# TASK STATEMENT
Starting at the top of the listing, extract every line up to and including the one with "import pandas as pd". Pictures stay out of the copy.

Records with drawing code
_ _ _ _ _
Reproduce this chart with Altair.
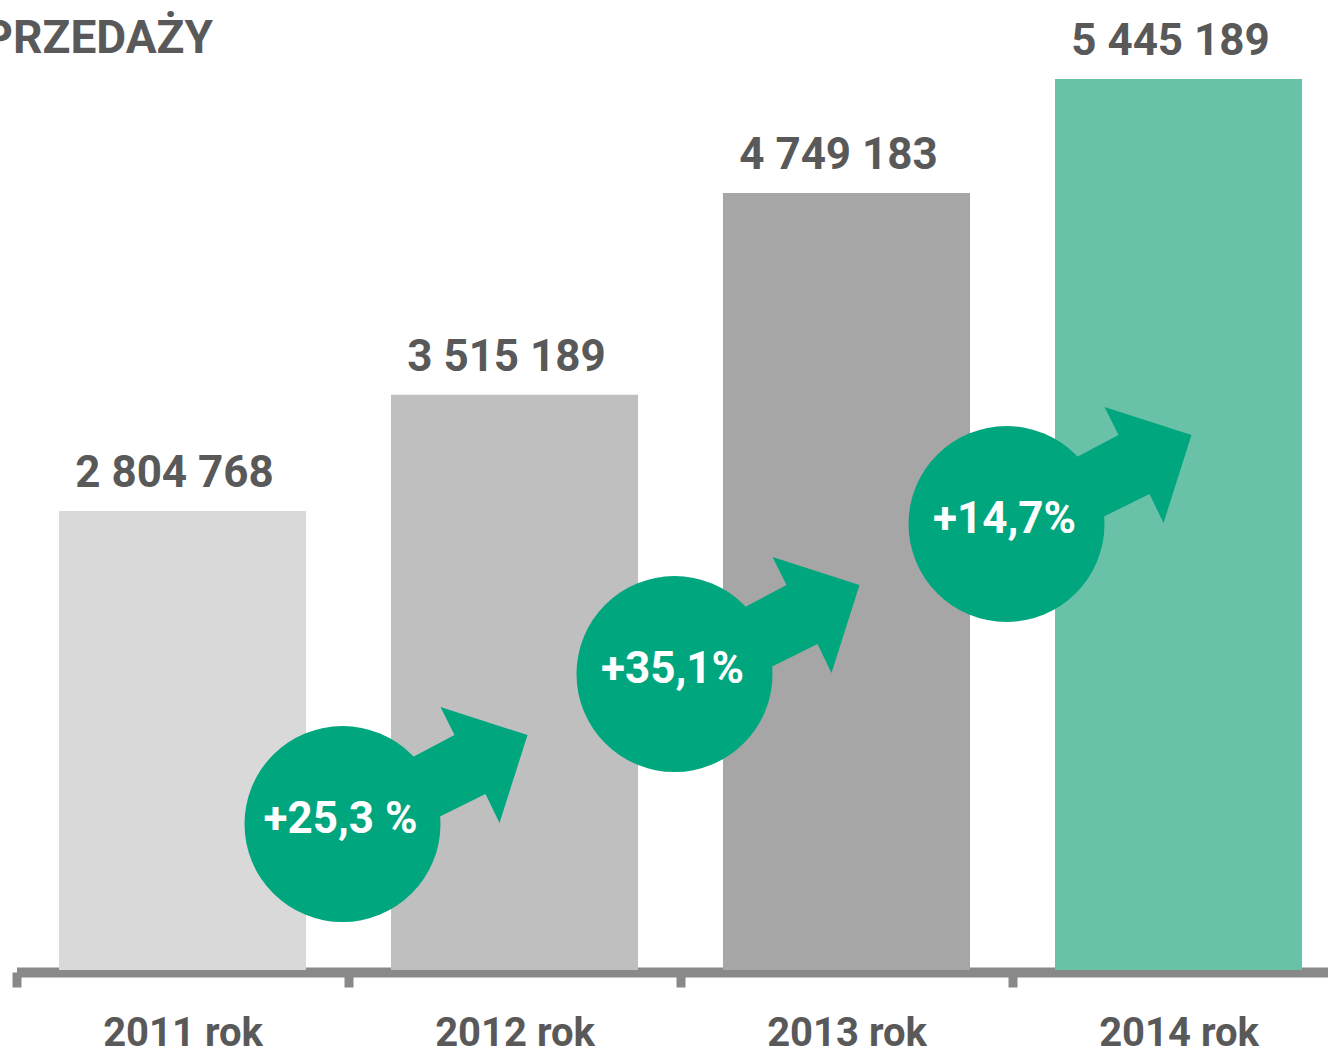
import altair as alt
import pandas as pd

# ---- data ----
years = ["2011 rok", "2012 rok", "2013 rok", "2014 rok"]
sales = [2804768, 3515189, 4749183, 5445189]
sales_labels = ["2 804 768", "3 515 189", "4 749 183", "5 445 189"]
bar_colors = ["#d9d9d9", "#bfbfbf", "#a6a6a6", "#69c2a8"]

growth_to = ["2012 rok", "2013 rok", "2014 rok"]
growth_labels = ["+25,3 %", "+35,1%", "+14,7%"]
badge_level = [892000, 1809000, 2726000]

title_text = ["PRZEDAŻY"]

FONT = "Roboto"
TXT = "#595959"
GREEN = "#00a67e"
AXIS = "#898989"

bars_df = pd.DataFrame({"year": years, "sales": sales, "label": sales_labels})
badge_df = pd.DataFrame({"year": growth_to, "level": badge_level, "label": growth_labels})
title_df = pd.DataFrame({"t": title_text})

xscale = alt.Scale(domain=years, range=[0, 1328], paddingInner=0, paddingOuter=0)
yscale = alt.Scale(domain=[0, 5561920], nice=False, zero=True)

x_enc = alt.X("year:N", scale=xscale, sort=years,
              axis=alt.Axis(title=None, labelAngle=0, domainWidth=10, domainColor=AXIS,
                            domainCap="butt", tickColor=AXIS, tickWidth=9, tickSize=15,
                            offset=2, tickBand="extent", labelFont=FONT, labelFontSize=40,
                            labelFontWeight="bold", labelColor=TXT, labelPadding=58,
                            labelBaseline="alphabetic", grid=False))

bars = alt.Chart(bars_df).mark_bar(width=alt.RelativeBandSize(0.744)).encode(
    x=x_enc,
    y=alt.Y("sales:Q", scale=yscale, axis=None),
    color=alt.Color("year:N", scale=alt.Scale(domain=years, range=bar_colors), legend=None),
)

values = alt.Chart(bars_df).mark_text(
    font=FONT, fontSize=44, fontWeight="bold", color=TXT, baseline="alphabetic",
    align="center", dy=-24, dx=-8,
).encode(
    x=alt.X("year:N", scale=xscale, sort=years),
    y=alt.Y("sales:Q", scale=yscale),
    text="label:N",
)

arrow_path = ("M0.2,-0.255L0.56,-0.445L0.49,-0.585L0.925,-0.445"
              "L0.785,-0.005L0.715,-0.15L0.3,0.055Z")

arrows = alt.Chart(badge_df).mark_point(
    shape=arrow_path, filled=True, size=160000, opacity=1, color=GREEN, strokeWidth=0,
).encode(
    x=alt.X("year:N", scale=xscale, sort=years, bandPosition=0),
    xOffset=alt.value(-6),
    y=alt.Y("level:Q", scale=yscale),
)

circles = alt.Chart(badge_df).mark_circle(
    size=38416, opacity=1, color=GREEN,
).encode(
    x=alt.X("year:N", scale=xscale, sort=years, bandPosition=0),
    xOffset=alt.value(-6),
    y=alt.Y("level:Q", scale=yscale),
)

badge_text = alt.Chart(badge_df).mark_text(
    font=FONT, fontSize=44, fontWeight="bold", color="white", baseline="alphabetic",
    align="center", dy=9, dx=-8,
).encode(
    x=alt.X("year:N", scale=xscale, sort=years, bandPosition=0),
    y=alt.Y("level:Q", scale=yscale),
    text="label:N",
)

title = alt.Chart(title_df).mark_text(
    font=FONT, fontSize=46, fontWeight="bold", color=TXT, baseline="alphabetic",
    align="right",
).encode(
    x=alt.value(196.5),
    y=alt.value(-7),
    text="t:N",
)

chart = alt.layer(bars, values, arrows, circles, badge_text, title).properties(
    width=1311.5,
    height=910,
    padding={"left": 16.5, "top": 60, "right": 0, "bottom": 78},
    autosize=alt.AutoSizeParams(type="none"),
).configure_view(strokeWidth=0)

chart.save("out.html", embed_options={"renderer": "svg", "actions": False})
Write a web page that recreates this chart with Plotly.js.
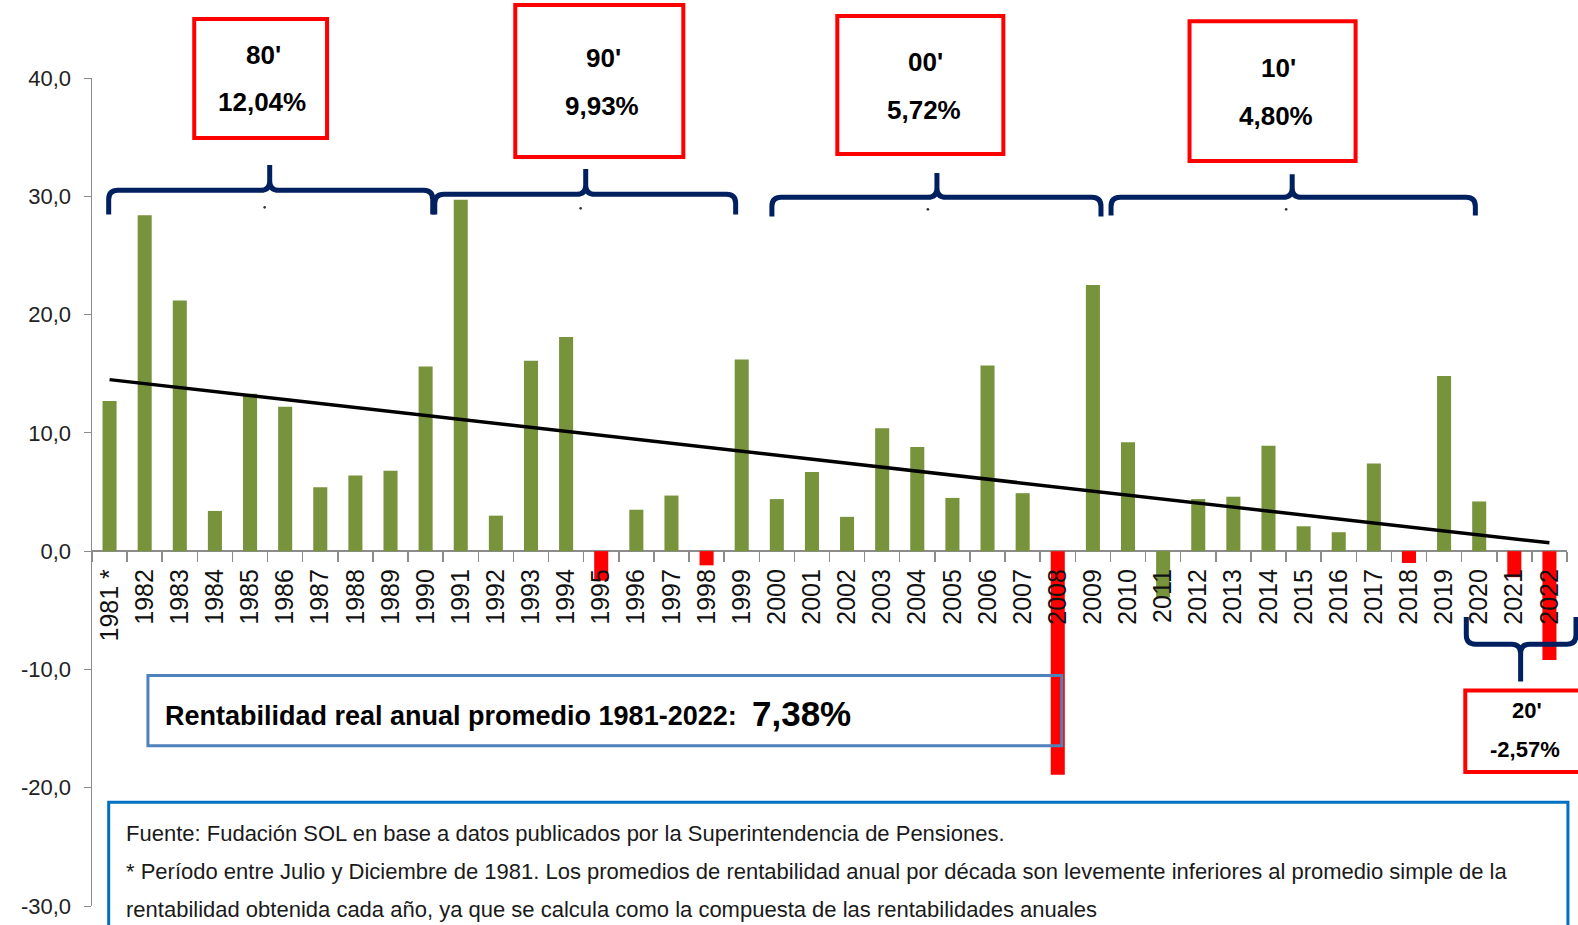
<!DOCTYPE html>
<html>
<head>
<meta charset="utf-8">
<script src="https://cdn.plot.ly/plotly-3.0.1.min.js"></script>
<style>html,body{margin:0;padding:0;background:#fff;}#chart{width:1578px;height:925px;}</style>
</head>
<body>
<div id="chart"></div>
<script>
// ---- data ----
const years = ['1981 *','1982','1983','1984','1985','1986','1987','1988','1989','1990',
  '1991','1992','1993','1994','1995','1996','1997','1998','1999','2000',
  '2001','2002','2003','2004','2005','2006','2007','2008','2009','2010',
  '2011','2012','2013','2014','2015','2016','2017','2018','2019','2020',
  '2021','2022'];
const returns = [12.7, 28.4, 21.2, 3.4, 13.3, 12.2, 5.4, 6.4, 6.8, 15.6,
  29.7, 3.0, 16.1, 18.1, -2.5, 3.5, 4.7, -1.2, 16.2, 4.4,
  6.7, 2.9, 10.4, 8.8, 4.5, 15.7, 4.9, -18.9, 22.5, 9.2,
  -3.9, 4.4, 4.6, 8.9, 2.1, 1.6, 7.4, -1.0, 14.8, 4.2,
  -2.2, -9.2];
const redYears = ['1995','1998','2008','2018','2021','2022'];
const trendYears = ['1981 *','2022'];
const trendValues = [14.5, 0.7];
const yTickVals = [-30, -20, -10, 0, 10, 20, 30, 40];
const yTickText = ['-30,0','-20,0','-10,0','0,0','10,0','20,0','30,0','40,0'];
const decadeNames = ["80'", "90'", "00'", "10'", "20'"];
const decadeAvg = ['12,04%', '9,93%', '5,72%', '4,80%', '-2,57%'];
const avgLabel = 'Rentabilidad real anual promedio 1981-2022:';
const avgValue = '7,38%';
const sourceLines = [
  'Fuente: Fudación SOL en base a datos publicados por la Superintendencia de Pensiones.',
  '* Período entre Julio y Diciembre de 1981. Los promedios de rentabilidad anual por década son levemente inferiores al promedio simple de la',
  'rentabilidad obtenida cada año, ya que se calcula como la compuesta de las rentabilidades anuales'
];

// ---- geometry helpers (pixel -> paper) ----
const KX = 1578/1568, KY = 925/919;
const L = 92, R = 1567, T = 78, B = 906;
const fx = x => (x*KX - L)/(R - L);
const fy = y => (B - y*KY)/(B - T);
const P = (x, y) => fx(x) + ',' + fy(y);

function bracePath(x0, x1, xm, yL, yE, yT) {
  const r = 9, s = Math.sign(yE - yL);
  return 'M' + P(x0, yE) + ' L' + P(x0, yL + s*r) + ' Q' + P(x0, yL) + ' ' + P(x0 + r, yL) +
    ' L' + P(xm - r, yL) + ' Q' + P(xm, yL) + ' ' + P(xm, yL - s*r) + ' L' + P(xm, yT) +
    ' L' + P(xm, yL - s*r) + ' Q' + P(xm, yL) + ' ' + P(xm + r, yL) +
    ' L' + P(x1 - r, yL) + ' Q' + P(x1, yL) + ' ' + P(x1, yL + s*r) + ' L' + P(x1, yE);
}

const NAVY = '#002060';
const FONT = 'Liberation Sans, Arial, sans-serif';

const colors = years.map(y => redYears.includes(y) ? '#FF0000' : '#77933C');

const traces = [
  {type: 'bar', x: years, y: returns, marker: {color: colors, line: {width: 0}},
   hoverinfo: 'skip', showlegend: false},
  {type: 'scatter', mode: 'lines', x: trendYears, y: trendValues,
   line: {color: '#000000', width: 3.5}, hoverinfo: 'skip', showlegend: false}
];

const boxes = [
  [193, 19, 325, 137], [512, 5, 679, 156], [832, 16, 997, 153], [1182, 21, 1347, 160], [1456, 686, 1590, 767]
];
const shapes = [];
boxes.forEach(b => shapes.push({type: 'rect', xref: 'paper', yref: 'paper',
  x0: fx(b[0]), x1: fx(b[2]), y0: fy(b[3]), y1: fy(b[1]),
  line: {color: '#FF0000', width: 4}, fillcolor: '#FFFFFF'}));
shapes.push({type: 'rect', xref: 'paper', yref: 'paper', x0: fx(147), x1: fx(1055), y0: fy(741), y1: fy(671),
  line: {color: '#4F81BD', width: 3}, fillcolor: 'rgba(0,0,0,0)'});
shapes.push({type: 'rect', xref: 'paper', yref: 'paper', x0: fx(108), x1: fx(1558), y0: fy(935), y1: fy(797),
  line: {color: '#0070C0', width: 3}, fillcolor: 'rgba(0,0,0,0)'});

const braces = [
  [108, 430, 268, 189, 213, 164],
  [432, 731, 582, 193, 213, 168],
  [767, 1094, 931, 196, 215, 172],
  [1104, 1466, 1284, 196, 214, 173],
  [1457, 1566, 1511, 640, 613, 677]
];
braces.forEach(b => shapes.push({type: 'path', xref: 'paper', yref: 'paper',
  path: bracePath(...b), line: {color: NAVY, width: 5}}));
[[263, 206], [577, 207], [922, 208], [1278, 208]].forEach(d => shapes.push({type: 'circle', xref: 'paper', yref: 'paper',
  x0: fx(d[0] - 1.3), x1: fx(d[0] + 1.3), y0: fy(d[1] + 1.3), y1: fy(d[1] - 1.3),
  line: {width: 0}, fillcolor: '#333'}));

const annotations = [];
const decPos = [[262, 55, 101], [600, 58, 105], [920, 62, 109], [1270, 68, 115], [1517, 706, 745]];
decadeNames.forEach((n, i) => {
  const p = decPos[i], sz = i === 4 ? 22 : 26;
  annotations.push({xref: 'paper', yref: 'paper', x: fx(p[0]), y: fy(p[1]), xanchor: 'center', yanchor: 'middle',
    text: '<b>' + n + '</b>', showarrow: false, font: {family: FONT, size: sz, color: '#000'}});
  annotations.push({xref: 'paper', yref: 'paper', x: fx(p[0] - 2), y: fy(p[2]), xanchor: 'center', yanchor: 'middle',
    text: '<b>' + decadeAvg[i] + '</b>', showarrow: false, font: {family: FONT, size: sz, color: '#000'}});
});
annotations.push({xref: 'paper', yref: 'paper', x: fx(162), y: fy(711), xanchor: 'left', yanchor: 'middle',
  text: '<b>' + avgLabel + '</b>', showarrow: false, font: {family: FONT, size: 27, color: '#000'}});
annotations.push({xref: 'paper', yref: 'paper', x: fx(745), y: fy(709), xanchor: 'left', yanchor: 'middle',
  text: '<b>' + avgValue + '</b>', showarrow: false, font: {family: FONT, size: 35, color: '#000'}});
const srcY = [828, 866, 904];
sourceLines.forEach((t, i) => annotations.push({xref: 'paper', yref: 'paper', x: fx(123), y: fy(srcY[i]),
  xanchor: 'left', yanchor: 'middle', text: t, showarrow: false, font: {family: FONT, size: 22, color: '#1a1a1a'}}));

const layout = {
  width: 1578, height: 925,
  margin: {l: L, r: 1578 - R, t: T, b: 925 - B, pad: 0},
  paper_bgcolor: '#FFFFFF', plot_bgcolor: 'rgba(0,0,0,0)',
  bargap: 0.6,
  showlegend: false,
  xaxis: {type: 'category', anchor: 'free', position: 30/70, tickson: 'boundaries',
    ticks: 'outside', ticklen: 10, tickwidth: 1.5, tickcolor: '#8c8c8c', tickangle: -90,
    ticklabelstandoff: 12,
    showgrid: false, showline: false, zeroline: false, fixedrange: true,
    tickfont: {family: FONT, size: 25, color: '#111'},
    range: [-0.5, years.length - 0.5]},
  yaxis: {range: [-30, 40], tickvals: yTickVals, ticktext: yTickText, showgrid: false,
    zeroline: true, zerolinecolor: '#8c8c8c', zerolinewidth: 1.5,
    showline: true, linecolor: '#8c8c8c', linewidth: 1.5, ticks: 'outside', ticklen: 7, tickcolor: '#8c8c8c',
    ticklabelstandoff: 8,
    tickfont: {family: FONT, size: 22, color: '#222'}, fixedrange: true},
  shapes: shapes,
  annotations: annotations
};

Plotly.newPlot('chart', traces, layout, {displayModeBar: false, staticPlot: true});
</script>
</body>
</html>
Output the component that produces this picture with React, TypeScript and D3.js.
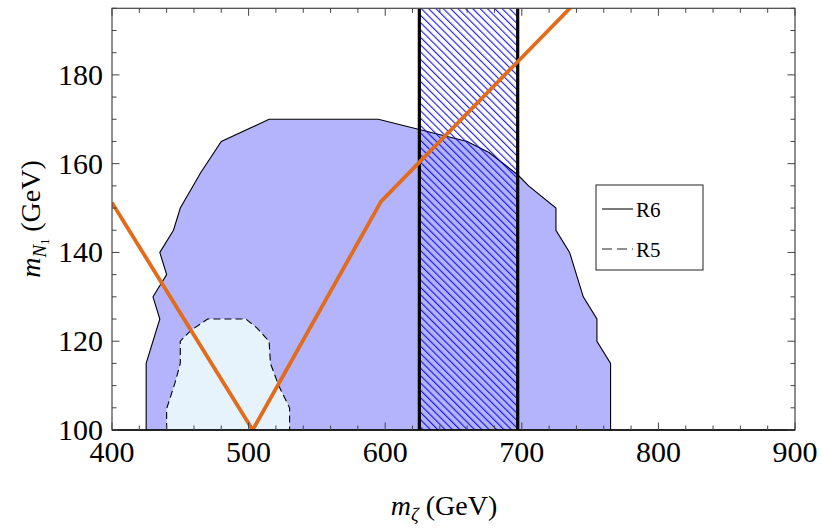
import React from 'react';
import * as d3 from 'd3';

// R6 region boundary (m_zeta, m_N1)
const r6X = [425, 425, 435, 430, 440, 435, 445, 450, 465, 480, 515, 595, 625, 660, 676, 697, 705, 725, 725, 735, 745, 755, 755, 765, 765];
const r6Y = [100, 115, 125, 130, 135, 140, 145, 150, 158, 165, 170, 170, 167.7, 165, 162.5, 157.5, 155, 150, 145, 140, 130, 125, 120, 115, 100];

// R5 region boundary
const r5X = [440, 440, 446, 450, 450, 458, 470, 498, 506, 515, 516, 522, 530, 530];
const r5Y = [100, 104.8, 110.5, 115, 120, 122.5, 125, 125, 123, 120, 115, 110, 105, 100];

// orange curve
const lineX = [400, 503, 597, 740];
const lineY = [151.2, 100, 151.5, 196.5];

// vertical band
const bandX = [625, 697];

const xTicks = [400, 500, 600, 700, 800, 900];
const yTicks = [100, 120, 140, 160, 180];

const legendLabels = ['R6', 'R5'];

const W = 821, H = 531;
const L = 112, R = 795, T = 8.3, B = 430;
const FONT = '"Liberation Serif", "Times New Roman", serif';

export default function App() {
  const x = d3.scaleLinear().domain([400, 900]).range([L, R]);
  const y = d3.scaleLinear().domain([100, 195]).range([B, T]);

  const lineGen = d3.line<[number, number]>().x(d => x(d[0])).y(d => y(d[1]));
  const r6 = r6X.map((v, i) => [v, r6Y[i]] as [number, number]);
  const r5 = r5X.map((v, i) => [v, r5Y[i]] as [number, number]);
  const orange = lineX.map((v, i) => [v, lineY[i]] as [number, number]);

  const xMinor = d3.range(400, 901, 20);
  const yMinor = d3.range(100, 196, 5);
  const frame = '#444';

  return (
    <svg width={W} height={H} style={{ position: 'absolute', left: 0, top: 0, background: '#fff' }} fontFamily={FONT}>
      <defs>
        <clipPath id="plot">
          <rect x={L} y={T} width={R - L} height={B - T} />
        </clipPath>
        <pattern id="hatch" patternUnits="userSpaceOnUse" width={5.2} height={5.2} patternTransform="rotate(-45)">
          <line x1={0.6} y1={0} x2={0.6} y2={5.2} stroke="#0000f0" strokeWidth={1.0} />
        </pattern>
      </defs>
      <rect x={0} y={0} width={W} height={H} fill="#fff" />
      <g clipPath="url(#plot)">
        <path d={lineGen(r6) + 'Z'} fill="#b4b4fc" stroke="none" />
        <path d={lineGen(r6) as string} fill="none" stroke="#000" strokeWidth={1.1} />
        <path d={lineGen(r5) + 'Z'} fill="#e6f3fd" stroke="none" />
        <path d={lineGen(r5) as string} fill="none" stroke="#000" strokeWidth={1.1} strokeDasharray="7,4" />
        <rect x={x(bandX[0])} y={T} width={x(bandX[1]) - x(bandX[0])} height={B - T} fill="url(#hatch)" />
        {bandX.map((b, i) => (
          <line key={i} x1={x(b)} x2={x(b)} y1={T} y2={B} stroke="#000" strokeWidth={3.2} />
        ))}
        <path d={lineGen(orange) as string} fill="none" stroke="#e06c1c" strokeWidth={3.8} strokeLinejoin="miter" />
      </g>
      {/* frame */}
      <rect x={L} y={T} width={R - L} height={B - T} fill="none" stroke={frame} strokeWidth={1.2} />
      <line x1={L} x2={R} y1={B} y2={B} stroke="#000" strokeWidth={1.5} />
      {/* ticks */}
      {xMinor.map(v => {
        const major = v % 100 === 0;
        const len = major ? 7.5 : 4.5;
        return (
          <g key={'xt' + v}>
            <line x1={x(v)} x2={x(v)} y1={B} y2={B - len} stroke={frame} strokeWidth={1} />
            <line x1={x(v)} x2={x(v)} y1={T} y2={T + len} stroke={frame} strokeWidth={1} />
          </g>
        );
      })}
      {yMinor.map(v => {
        const major = v % 20 === 0;
        const len = major ? 7.5 : 4.5;
        return (
          <g key={'yt' + v}>
            <line x1={L} x2={L + len} y1={y(v)} y2={y(v)} stroke={frame} strokeWidth={1} />
            <line x1={R} x2={R - len} y1={y(v)} y2={y(v)} stroke={frame} strokeWidth={1} />
          </g>
        );
      })}
      {xTicks.map(v => (
        <text key={'xl' + v} x={x(v)} y={462} textAnchor="middle" fontSize={30} fill="#000">{v}</text>
      ))}
      {yTicks.map(v => (
        <text key={'yl' + v} x={103} y={y(v) + 10} textAnchor="end" fontSize={30} fill="#000">{v}</text>
      ))}
      {/* x label */}
      <text x={444} y={515} textAnchor="middle" fontSize={28} fill="#000">
        <tspan fontStyle="italic">m</tspan>
        <tspan fontStyle="italic" fontSize={19} dy={6}>ζ</tspan>
        <tspan dy={-6}> (GeV)</tspan>
      </text>
      {/* y label */}
      <text transform={`translate(40,219) rotate(-90)`} textAnchor="middle" fontSize={28} fill="#000">
        <tspan fontStyle="italic">m</tspan>
        <tspan fontStyle="italic" fontSize={19} dy={6}>N</tspan>
        <tspan fontSize={12} dy={3}>1</tspan>
        <tspan dy={-9}> (GeV)</tspan>
      </text>
      {/* legend */}
      <rect x={596} y={185} width={107} height={85} fill="#fff" stroke="#222" strokeWidth={1} />
      {legendLabels.map((lab, i) => {
        const ly = 209 + i * 40;
        return (
          <g key={lab}>
            <line x1={602} x2={633} y1={ly} y2={ly} stroke="#222" strokeWidth={1.2} strokeDasharray={i === 1 ? '10,5' : undefined} />
            <text x={636} y={ly + 7.5} fontSize={21} fill="#000">{lab}</text>
          </g>
        );
      })}
    </svg>
  );
}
_ _ _ _ _
# REPLY
Reproduce this chart with Altair.
import altair as alt
import pandas as pd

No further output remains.